Dataset extract
┌──
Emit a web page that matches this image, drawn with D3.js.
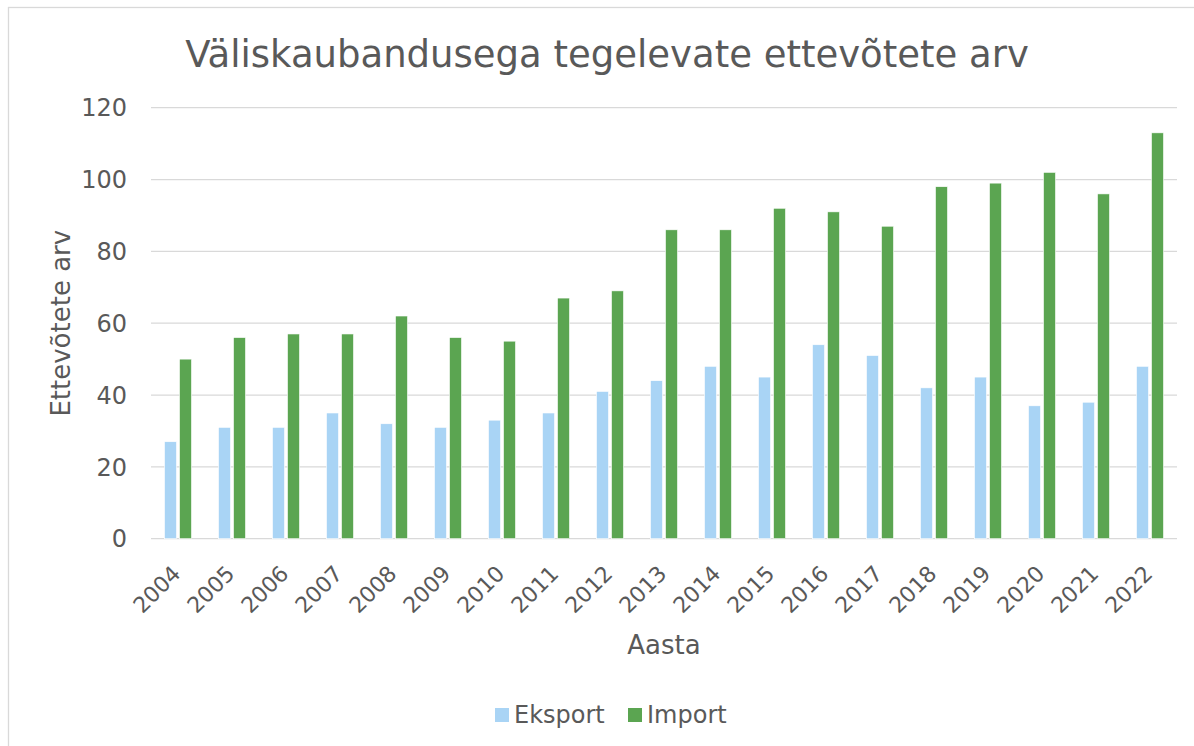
<!DOCTYPE html>
<html>
<head>
<meta charset="utf-8">
<script src="https://cdn.jsdelivr.net/npm/d3@7"></script>
<style>
  html, body { margin: 0; padding: 0; background: #fff; }
  svg { display: block; }
  text { font-family: "DejaVu Sans", Verdana, sans-serif; fill: #595959; }
</style>
</head>
<body>
<svg id="chart" width="1194" height="746"></svg>
<script>
const years = ["2004","2005","2006","2007","2008","2009","2010","2011","2012","2013","2014","2015","2016","2017","2018","2019","2020","2021","2022"];
const seriesNames = ["Eksport", "Import"];
const eksport = [27, 31, 31, 35, 32, 31, 33, 35, 41, 44, 48, 45, 54, 51, 42, 45, 37, 38, 48];
const importVals = [50, 56, 57, 57, 62, 56, 55, 67, 69, 86, 86, 92, 91, 87, 98, 99, 102, 96, 113];
const yTicks = [0, 20, 40, 60, 80, 100, 120];
const colors = ["#A9D4F5", "#5BA551"];
const titleText = "Väliskaubandusega tegelevate ettevõtete arv";
const yTitle = "Ettevõtete arv";
const xTitle = "Aasta";

const svg = d3.select("#chart");

// chart border
svg.append("rect")
  .attr("x", 8.5).attr("y", 7.5)
  .attr("width", 1200).attr("height", 760)
  .attr("fill", "none").attr("stroke", "#d9d9d9").attr("stroke-width", 1.3);

const plotLeft = 151, plotRight = 1177, plotTop = 107.7, plotBottom = 538.7;

const x = d3.scaleBand().domain(years).range([plotLeft, plotRight]).padding(0);
const x1 = d3.scaleBand().domain(seriesNames).range([-13.5, 13.5]).paddingInner(0.2);
const y = d3.scaleLinear().domain([0, 120]).range([plotBottom, plotTop]);

// gridlines
svg.append("g").selectAll("line").data(yTicks).join("line")
  .attr("x1", plotLeft).attr("x2", plotRight)
  .attr("y1", d => y(d)).attr("y2", d => y(d))
  .attr("stroke", "#d9d9d9").attr("stroke-width", 1.3);

// y tick labels
svg.append("g").selectAll("text").data(yTicks).join("text")
  .attr("x", 127).attr("y", d => y(d))
  .attr("dy", "0.36em")
  .attr("text-anchor", "end")
  .style("font-size", "24px")
  .text(d => d);

// bars
const data = seriesNames.map((s, i) => ({ name: s, values: i === 0 ? eksport : importVals, color: colors[i] }));
const groups = svg.append("g").selectAll("g").data(data).join("g")
  .attr("fill", d => d.color);
groups.selectAll("rect").data(d => d.values.map((v, j) => ({ s: d.name, v, year: years[j] }))).join("rect")
  .attr("x", d => x(d.year) + x.bandwidth() / 2 + x1(d.s))
  .attr("width", x1.bandwidth())
  .attr("y", d => y(d.v))
  .attr("height", d => y(0) - y(d.v))
  .attr("stroke", "#ffffff").attr("stroke-width", 0.6);

// x tick labels
svg.append("g").selectAll("text").data(years).join("text")
  .attr("transform", d => `translate(${x(d) + x.bandwidth() / 2 + 4},575) rotate(-45)`)
  .attr("text-anchor", "end")
  .style("font-size", "22px")
  .text(d => d);

// title
svg.append("text")
  .attr("x", 607).attr("y", 67)
  .attr("text-anchor", "middle")
  .style("font-size", "37px")
  .text(titleText);

// axis titles
svg.append("text")
  .attr("transform", `translate(70,${(plotTop + plotBottom) / 2}) rotate(-90)`)
  .attr("text-anchor", "middle")
  .style("font-size", "26px")
  .text(yTitle);

svg.append("text")
  .attr("x", (plotLeft + plotRight) / 2).attr("y", 654)
  .attr("text-anchor", "middle")
  .style("font-size", "26px")
  .text(xTitle);

// legend
const legendX = [495, 628];
const lg = svg.append("g").selectAll("g").data(data).join("g")
  .attr("transform", (d, i) => `translate(${legendX[i]},708)`);
lg.append("rect").attr("width", 14).attr("height", 14).attr("fill", d => d.color);
lg.append("text").attr("x", 19).attr("y", 14.5)
  .style("font-size", "24px")
  .text(d => d.name);
</script>
</body>
</html>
└──
Exercise
Every line should be retyped exactly, with the pictures omitted.

Result
Emit a web page that matches this image, drawn with D3.js.
<!DOCTYPE html>
<html>
<head>
<meta charset="utf-8">
<script src="https://cdn.jsdelivr.net/npm/d3@7"></script>
<style>
  html, body { margin: 0; padding: 0; background: #fff; }
  svg { display: block; }
  text { font-family: "DejaVu Sans", Verdana, sans-serif; fill: #595959; }
</style>
</head>
<body>
<svg id="chart" width="1194" height="746"></svg>
<script>
const years = ["2004","2005","2006","2007","2008","2009","2010","2011","2012","2013","2014","2015","2016","2017","2018","2019","2020","2021","2022"];
const seriesNames = ["Eksport", "Import"];
const eksport = [27, 31, 31, 35, 32, 31, 33, 35, 41, 44, 48, 45, 54, 51, 42, 45, 37, 38, 48];
const importVals = [50, 56, 57, 57, 62, 56, 55, 67, 69, 86, 86, 92, 91, 87, 98, 99, 102, 96, 113];
const yTicks = [0, 20, 40, 60, 80, 100, 120];
const colors = ["#A9D4F5", "#5BA551"];
const titleText = "Väliskaubandusega tegelevate ettevõtete arv";
const yTitle = "Ettevõtete arv";
const xTitle = "Aasta";

const svg = d3.select("#chart");

// chart border
svg.append("rect")
  .attr("x", 8.5).attr("y", 7.5)
  .attr("width", 1200).attr("height", 760)
  .attr("fill", "none").attr("stroke", "#d9d9d9").attr("stroke-width", 1.3);

const plotLeft = 151, plotRight = 1177, plotTop = 107.7, plotBottom = 538.7;

const x = d3.scaleBand().domain(years).range([plotLeft, plotRight]).padding(0);
const x1 = d3.scaleBand().domain(seriesNames).range([-13.5, 13.5]).paddingInner(0.2);
const y = d3.scaleLinear().domain([0, 120]).range([plotBottom, plotTop]);

// gridlines
svg.append("g").selectAll("line").data(yTicks).join("line")
  .attr("x1", plotLeft).attr("x2", plotRight)
  .attr("y1", d => y(d)).attr("y2", d => y(d))
  .attr("stroke", "#d9d9d9").attr("stroke-width", 1.3);

// y tick labels
svg.append("g").selectAll("text").data(yTicks).join("text")
  .attr("x", 127).attr("y", d => y(d))
  .attr("dy", "0.36em")
  .attr("text-anchor", "end")
  .style("font-size", "24px")
  .text(d => d);

// bars
const data = seriesNames.map((s, i) => ({ name: s, values: i === 0 ? eksport : importVals, color: colors[i] }));
const groups = svg.append("g").selectAll("g").data(data).join("g")
  .attr("fill", d => d.color);
groups.selectAll("rect").data(d => d.values.map((v, j) => ({ s: d.name, v, year: years[j] }))).join("rect")
  .attr("x", d => x(d.year) + x.bandwidth() / 2 + x1(d.s))
  .attr("width", x1.bandwidth())
  .attr("y", d => y(d.v))
  .attr("height", d => y(0) - y(d.v))
  .attr("stroke", "#ffffff").attr("stroke-width", 0.6);

// x tick labels
svg.append("g").selectAll("text").data(years).join("text")
  .attr("transform", d => `translate(${x(d) + x.bandwidth() / 2 + 4},575) rotate(-45)`)
  .attr("text-anchor", "end")
  .style("font-size", "22px")
  .text(d => d);

// title
svg.append("text")
  .attr("x", 607).attr("y", 67)
  .attr("text-anchor", "middle")
  .style("font-size", "37px")
  .text(titleText);

// axis titles
svg.append("text")
  .attr("transform", `translate(70,${(plotTop + plotBottom) / 2}) rotate(-90)`)
  .attr("text-anchor", "middle")
  .style("font-size", "26px")
  .text(yTitle);

svg.append("text")
  .attr("x", (plotLeft + plotRight) / 2).attr("y", 654)
  .attr("text-anchor", "middle")
  .style("font-size", "26px")
  .text(xTitle);

// legend
const legendX = [495, 628];
const lg = svg.append("g").selectAll("g").data(data).join("g")
  .attr("transform", (d, i) => `translate(${legendX[i]},708)`);
lg.append("rect").attr("width", 14).attr("height", 14).attr("fill", d => d.color);
lg.append("text").attr("x", 19).attr("y", 14.5)
  .style("font-size", "24px")
  .text(d => d.name);
</script>
</body>
</html>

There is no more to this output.